DATA SHOWN:
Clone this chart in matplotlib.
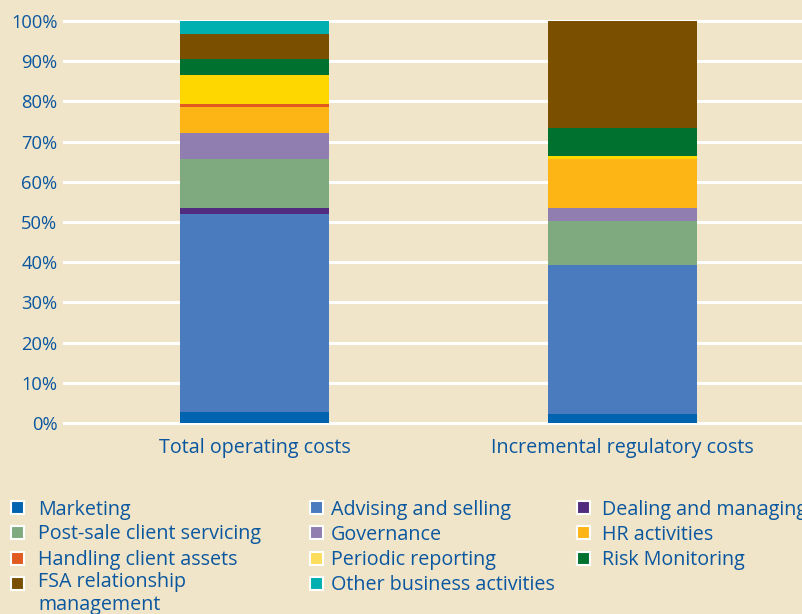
import matplotlib
matplotlib.use("Agg")
import matplotlib.pyplot as plt
from matplotlib.patches import Rectangle

categories = ["Total operating costs", "Incremental regulatory costs"]
series = ["Marketing", "Advising and selling", "Dealing and managing",
          "Post-sale client servicing", "Governance", "HR activities",
          "Handling client assets", "Periodic reporting", "Risk Monitoring",
          "FSA relationship\nmanagement", "Other business activities"]
marketing = [2.7, 2.2]
advising = [49.3, 37.1]
dealing = [1.5, 0.0]
post_sale = [12.2, 10.9]
governance = [6.4, 3.3]
hr = [6.5, 12.2]
handling = [0.8, 0.0]
periodic = [7.2, 0.7]
risk = [3.9, 7.0]
fsa = [6.3, 26.6]
other = [3.2, 0.0]
values = [marketing, advising, dealing, post_sale, governance, hr,
          handling, periodic, risk, fsa, other]
colors = ["#0063AF", "#4A7BBE", "#512B7D", "#7FAA80", "#8F7EAF", "#FDB515",
          "#E05A22", "#FFD700", "#00712F", "#7A4F00", "#00B0B0"]
legend_colors = list(colors)
legend_colors[7] = "#FDDD5C"
yticks = [0, 10, 20, 30, 40, 50, 60, 70, 80, 90, 100]

bg = "#F0E5C8"
txt = "#0A57A0"
font = "Open Sans"
fs = 14.2

W, H = 802, 614
fig = plt.figure(figsize=(W / 100, H / 100), dpi=100, facecolor=bg)

ymin, ymax = -1.0, 101.0
ppu = 402 / 100.0
ax_bottom_px = 423 + (0 - ymin) * ppu
ax_top_px = 21 - (ymax - 100) * ppu
left_px = 63
ax = fig.add_axes([left_px / W, (H - ax_bottom_px) / H, (W - left_px) / W,
                   (ax_bottom_px - ax_top_px) / H])
ax.set_facecolor(bg)

x = [0, 1]
bottom = [0.0, 0.0]
for vals, c in zip(values, colors):
    ax.bar(x, vals, width=0.405, bottom=bottom, color=c, zorder=3, linewidth=0)
    bottom = [b + v for b, v in zip(bottom, vals)]

ax.set_ylim(ymin, ymax)
ax.set_xlim((63 - 254.5) / 368, (802 - 254.5) / 368)
ax.set_yticks(yticks)
ax.set_yticklabels([f"{t}%" for t in yticks], fontfamily=font, fontsize=13.2, color=txt)
ax.set_xticks(x)
ax.set_xticklabels(categories, fontfamily=font, fontsize=fs, color=txt)
ax.tick_params(axis="both", length=0)
ax.tick_params(axis="y", pad=4)
ax.tick_params(axis="x", pad=8)
ax.yaxis.grid(True, color="white", linewidth=2.2, zorder=1)
ax.set_axisbelow(True)
for s in ax.spines.values():
    s.set_visible(False)

# legend (row-wise layout)
col_sw = [17, 316, 583]
col_tx = [38, 331, 602]
row_y = [507, 532, 558, 583]
for i, (lab, c) in enumerate(zip(series, legend_colors)):
    r, cidx = divmod(i, 3)
    cy = row_y[r]
    cx = col_sw[cidx]
    fig.add_artist(Rectangle(((cx - 6.5) / W, (H - cy - 6.5) / H), 13 / W, 13 / H,
                             transform=fig.transFigure, facecolor=c,
                             edgecolor="white", linewidth=1.5))
    if "\n" in lab:
        fig.text(col_tx[cidx] / W, (H - cy + 11) / H, lab, fontfamily=font,
                 fontsize=fs, color=txt, ha="left", va="top", linespacing=1.2)
    else:
        fig.text(col_tx[cidx] / W, (H - cy) / H, lab, fontfamily=font,
                 fontsize=fs, color=txt, ha="left", va="center_baseline")

fig.savefig("out.png", dpi=100, facecolor=bg)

EXERCISE GOAL: Go through the listing above and return every line where the word "matplotlib" occurs.

WRITTEN ANSWER:
Clone this chart in matplotlib.
import matplotlib
matplotlib.use("Agg")
import matplotlib.pyplot as plt
from matplotlib.patches import Rectangle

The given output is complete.